I spent three days getting them Scratch accounts. If I had access to parent emails and birthdates it could have gone faster.

Their chromebooks are small, some are broken, some have wonky settings, and they don’t have an HDMI port to connect to the big screen. Only some of their parents finished the account creation process, so only some of them can share their projects, which limits collaboration.

I did teach things on the big screen, but kids either weren’t paying attention or didn’t understand it, so I had to repeat the code many times. Perhaps I could have sent the kids to the native Scratch tutorials, perhaps I could have printed the code from apps I was helping them create.

I was really hoping that students who understood quickly would be useful for bug catching or reteaching, but new first grade coders actually couldn’t help peers that much. I gave out a few badges for helping- but most of the time I was assisting multiple groups simultaneously. This was exhilirating but I felt torn in many directions and likely there were some quiet wheels who needed grease but never got it. I don’t recall hearing my son, who attends STEM, helping others when he finishes quickly. I wonder if this is ideal or is a missed opportunity.

Things I learned:

I loved it.

Make username creation a creative writing exercise independent of coding.

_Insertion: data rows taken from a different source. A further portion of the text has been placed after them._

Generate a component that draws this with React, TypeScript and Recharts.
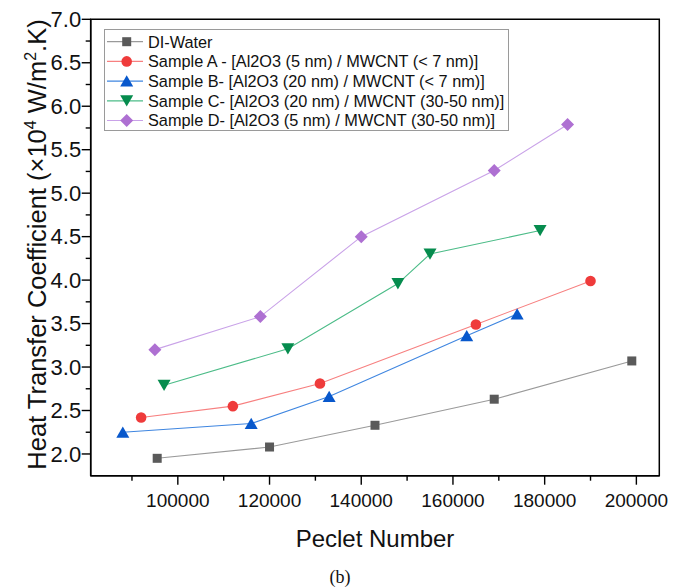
import React from 'react';
import { ScatterChart, Scatter, XAxis, YAxis, ReferenceArea, Legend, Label } from 'recharts';

// ---------- data ----------
const seriesNames = [
  'DI-Water',
  'Sample A - [Al2O3 (5 nm) / MWCNT (< 7 nm)]',
  'Sample B- [Al2O3 (20 nm) / MWCNT (< 7 nm)]',
  'Sample C- [Al2O3 (20 nm) / MWCNT (30-50 nm)]',
  'Sample D- [Al2O3 (5 nm) / MWCNT (30-50 nm)]',
];

const diPeclet = [95500, 120000, 143000, 169000, 199000];
const diHtc = [1.95, 2.08, 2.33, 2.63, 3.07];

const aPeclet = [92000, 112000, 131000, 165000, 190000];
const aHtc = [2.42, 2.55, 2.81, 3.49, 3.99];

const bPeclet = [88000, 116000, 133000, 163000, 174000];
const bHtc = [2.25, 2.35, 2.66, 3.36, 3.61];

const cPeclet = [97000, 124000, 148000, 155000, 179000];
const cHtc = [2.79, 3.21, 3.96, 4.3, 4.57];

const dPeclet = [95000, 118000, 140000, 169000, 185000];
const dHtc = [3.2, 3.58, 4.5, 5.26, 5.79];

const xTicks = [90000, 100000, 110000, 120000, 130000, 140000, 150000, 160000, 170000, 180000, 190000, 200000];
const yTicks = [2, 2.25, 2.5, 2.75, 3, 3.25, 3.5, 3.75, 4, 4.25, 4.5, 4.75, 5, 5.25, 5.5, 5.75, 6, 6.25, 6.5, 6.75, 7];
const xDomain = [81000, 205000];
const yDomain = [1.75, 7];

const xTitle = 'Peclet Number';
const caption = '(b)';

// ---------- styles ----------
const FONT = '"Liberation Sans", Arial, Helvetica, sans-serif';
const markerColors = ['#5a5a5a', '#ef3b3b', '#0858cc', '#068c4e', '#ae70d2'];
const lineColors = ['#9a9a9a', '#f78080', '#3f86e0', '#4cbc88', '#c9a2e8'];
const markerKinds = ['square', 'circle', 'triangle', 'triangleDown', 'diamond'];

const build = (xs: number[], ys: number[]) => xs.map((x, i) => ({ x, y: ys[i] }));
const seriesData = [
  build(diPeclet, diHtc),
  build(aPeclet, aHtc),
  build(bPeclet, bHtc),
  build(cPeclet, cHtc),
  build(dPeclet, dHtc),
];

function MarkerGlyph({ kind, cx, cy, color }: { kind: string; cx: number; cy: number; color: string }) {
  switch (kind) {
    case 'square':
      return <rect x={cx - 4.5} y={cy - 4.5} width={9} height={9} fill={color} />;
    case 'circle':
      return <circle cx={cx} cy={cy} r={5.3} fill={color} />;
    case 'triangle':
      return <polygon points={`${cx - 6.5},${cy + 5.5} ${cx + 6.5},${cy + 5.5} ${cx},${cy - 5.8}`} fill={color} />;
    case 'triangleDown':
      return <polygon points={`${cx - 6.5},${cy - 5.5} ${cx + 6.5},${cy - 5.5} ${cx},${cy + 5.8}`} fill={color} />;
    case 'diamond':
      return <polygon points={`${cx},${cy - 6.5} ${cx + 6.5},${cy} ${cx},${cy + 6.5} ${cx - 6.5},${cy}`} fill={color} />;
    default:
      return null;
  }
}

const makeShape = (kind: string, color: string) => (props: any) => {
  const { cx, cy } = props;
  if (cx == null || cy == null) return <g />;
  return <MarkerGlyph kind={kind} cx={cx} cy={cy} color={color} />;
};

const XTick = (props: any) => {
  const { x, y, payload } = props;
  const v = payload.value;
  const major = v % 20000 === 0;
  return (
    <g>
      <line x1={x} x2={x} y1={y} y2={y + (major ? 9 : 5)} stroke="#000" strokeWidth={1.4} />
      {major && (
        <text x={x} y={y + 31} textAnchor="middle" fontSize={19} fontFamily={FONT} fill="#111">
          {v}
        </text>
      )}
    </g>
  );
};

const YTick = (props: any) => {
  const { x, y, payload } = props;
  const v = payload.value;
  const major = Math.abs(v * 2 - Math.round(v * 2)) < 1e-9;
  return (
    <g>
      <line x1={x - (major ? 9 : 5)} x2={x} y1={y} y2={y} stroke="#000" strokeWidth={1.4} />
      {major && (
        <text x={x - 9.5} y={y} dy="0.35em" textAnchor="end" fontSize={22} fontFamily={FONT} fill="#111">
          {v.toFixed(1)}
        </text>
      )}
    </g>
  );
};

const LegendBox = () => {
  const rowH = 19.7;
  return (
    <svg width={405} height={102} style={{ display: 'block' }}>
      <rect x={0.5} y={0.5} width={404} height={101} fill="#fff" stroke="#9a9a9a" strokeWidth={1} />
      {seriesNames.map((name, i) => {
        const cy = 12.7 + i * rowH;
        return (
          <g key={name}>
            <line x1={3} x2={39} y1={cy} y2={cy} stroke={lineColors[i]} strokeWidth={1.2} />
            <MarkerGlyph kind={markerKinds[i]} cx={22.7} cy={cy} color={markerColors[i]} />
            <text x={44} y={cy} dy="0.36em" fontSize={16.3} fontFamily={FONT} fill="#111">
              {name}
            </text>
          </g>
        );
      })}
    </svg>
  );
};

const YTitle = (props: any) => {
  const { viewBox } = props;
  const cx = 38;
  const cy = viewBox.y + viewBox.height / 2 - 3;
  return (
    <text
      x={cx}
      y={cy}
      transform={`rotate(-90, ${cx}, ${cy})`}
      textAnchor="middle"
      fontSize={25.5}
      fontFamily={FONT}
      fill="#111"
    >
      Heat Transfer Coefficient (×10
      <tspan dy={-10} fontSize={16}>4</tspan>
      <tspan dy={10}> W/m</tspan>
      <tspan dy={-10} fontSize={16}>2</tspan>
      <tspan dy={10}>.K)</tspan>
    </text>
  );
};

const XTitle = (props: any) => {
  const { viewBox } = props;
  const cx = viewBox.x + viewBox.width / 2;
  return (
    <g>
      <text x={cx} y={viewBox.y + 71} textAnchor="middle" fontSize={24} fontFamily={FONT} fill="#111">
        {xTitle}
      </text>
      <text
        x={cx - 35}
        y={viewBox.y + 107}
        textAnchor="middle"
        fontSize={18}
        fontFamily='"Liberation Serif", "Times New Roman", serif'
        fill="#111"
      >
        {caption}
      </text>
    </g>
  );
};

export default function App() {
  return (
    <div style={{ width: 675, height: 580, background: '#fff' }}>
      <ScatterChart
        width={675}
        height={580}
        margin={{ top: 11.3, right: 23.7, bottom: 52.3, left: 22.7 }}
        style={{ background: '#fff' }}
      >
        <XAxis
          type="number"
          dataKey="x"
          domain={xDomain}
          allowDataOverflow
          ticks={xTicks}
          interval={0}
          tickSize={0}
          tickMargin={0}
          tickLine={false}
          tick={<XTick />}
          height={60}
          axisLine={{ stroke: '#000', strokeWidth: 1.5 }}
        >
          <Label content={<XTitle />} />
        </XAxis>
        <YAxis
          type="number"
          dataKey="y"
          domain={yDomain}
          allowDataOverflow
          ticks={yTicks}
          interval={0}
          tickSize={0}
          tickMargin={0}
          tickLine={false}
          tick={<YTick />}
          width={60}
          axisLine={{ stroke: '#000', strokeWidth: 1.5 }}
        >
          <Label content={<YTitle />} />
        </YAxis>
        <ReferenceArea
          x1={xDomain[0]}
          x2={xDomain[1]}
          y1={yDomain[0]}
          y2={yDomain[1]}
          fill="none"
          fillOpacity={0}
          stroke="#000"
          strokeWidth={1.5}
          ifOverflow="visible"
        />
        {seriesData.map((data, i) => (
          <Scatter
            key={seriesNames[i]}
            name={seriesNames[i]}
            data={data}
            fill={markerColors[i]}
            line={{ stroke: lineColors[i], strokeWidth: 1.1 }}
            lineType="joint"
            shape={makeShape(markerKinds[i], markerColors[i])}
            isAnimationActive={false}
          />
        ))}
        <Legend
          layout="horizontal"
          verticalAlign="middle"
          align="center"
          content={<LegendBox />}
          wrapperStyle={{ position: 'absolute', left: 96, top: 21, width: 405, height: 102 }}
        />
      </ScatterChart>
    </div>
  );
}
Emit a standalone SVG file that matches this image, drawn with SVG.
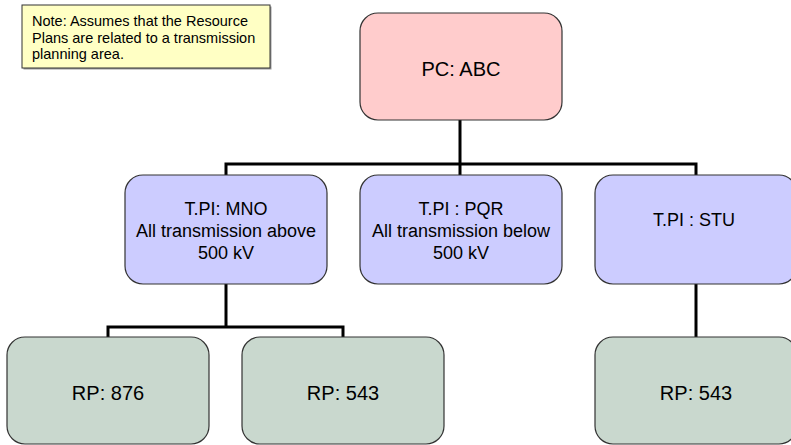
<svg xmlns="http://www.w3.org/2000/svg" width="791" height="445" viewBox="0 0 791 445">
<style>
  .box { stroke: #333333; stroke-width: 1.2; }
  .pc { fill: #FFCCCC; }
  .tp { fill: #CCCCFF; }
  .rp { fill: #C9D8CE; }
  .note { fill: #FFFFC4; stroke: #333333; stroke-width: 1; }
  .shadow { fill: #9A9A9A; }
  text { font-family: "Liberation Sans", Arial, sans-serif; fill: #000000; }
  .t20 { font-size: 20px; text-anchor: middle; }
  .t18 { font-size: 18px; text-anchor: middle; }
  .t14 { font-size: 14.5px; }
  .conn { fill: none; stroke: #000000; stroke-width: 3; }
</style>
<rect width="791" height="445" fill="#FFFFFF"/>
<g id="connectors">
  <path class="conn" d="M460,120 V175"/>
  <path class="conn" d="M226,175 V164 H696 V175"/>
  <path class="conn" d="M226,284 V327"/>
  <path class="conn" d="M108,337 V327 H343 V337"/>
  <path class="conn" d="M696,284 V337"/>
</g>
<g id="note">
  <rect class="shadow" x="23.5" y="6.5" width="248" height="63"/>
  <rect class="note" x="22" y="5" width="248" height="63"/>
  <text class="t14" x="32" y="26">Note: Assumes that the Resource</text>
  <text class="t14" x="32" y="42.5">Plans are related to a transmission</text>
  <text class="t14" x="32" y="59">planning area.</text>
</g>
<g id="pc_abc">
  <rect class="box pc" x="360" y="13" width="202" height="107" rx="18" ry="18"/>
  <text class="t20" x="461" y="76">PC: ABC</text>
</g>
<g id="tpl_mno">
  <rect class="box tp" x="125" y="175" width="202" height="109" rx="18" ry="18"/>
  <text class="t18" x="226" y="215">T.PI: MNO</text>
  <text class="t18" x="226" y="237">All transmission above</text>
  <text class="t18" x="226" y="259">500 kV</text>
</g>
<g id="tpl_pqr">
  <rect class="box tp" x="360" y="175" width="202" height="109" rx="18" ry="18"/>
  <text class="t18" x="461" y="215">T.PI : PQR</text>
  <text class="t18" x="461" y="237">All transmission below</text>
  <text class="t18" x="461" y="259">500 kV</text>
</g>
<g id="tpl_stu">
  <rect class="box tp" x="595" y="175" width="202" height="109" rx="18" ry="18"/>
  <text class="t18" x="694" y="226">T.PI : STU</text>
</g>
<g id="rp_876">
  <rect class="box rp" x="7" y="337" width="202" height="107" rx="18" ry="18"/>
  <text class="t20" x="108" y="400">RP: 876</text>
</g>
<g id="rp_543_a">
  <rect class="box rp" x="242" y="337" width="202" height="107" rx="18" ry="18"/>
  <text class="t20" x="343" y="400">RP: 543</text>
</g>
<g id="rp_543_b">
  <rect class="box rp" x="595" y="337" width="202" height="107" rx="18" ry="18"/>
  <text class="t20" x="696" y="400">RP: 543</text>
</g>
</svg>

Email parents separately about account confirmation, don’t expect them to click a random link a random company sends them wthout some introduction.

Coding is hard. There are so many skills and subskills. It’s like teaching reading. You would have to teach, reteach, test, retest all the things.

A mixture of group and individual work is ideal. Sometimes I would require students to pay attention to what I was doing on the big screen, sometimes I would walk around and help individuals.

Identify broad categories of apps, and teach universal skills, then have them do their individual variations.

Reflecting and trying new things is essential. You will eventually mistake your way to a good education.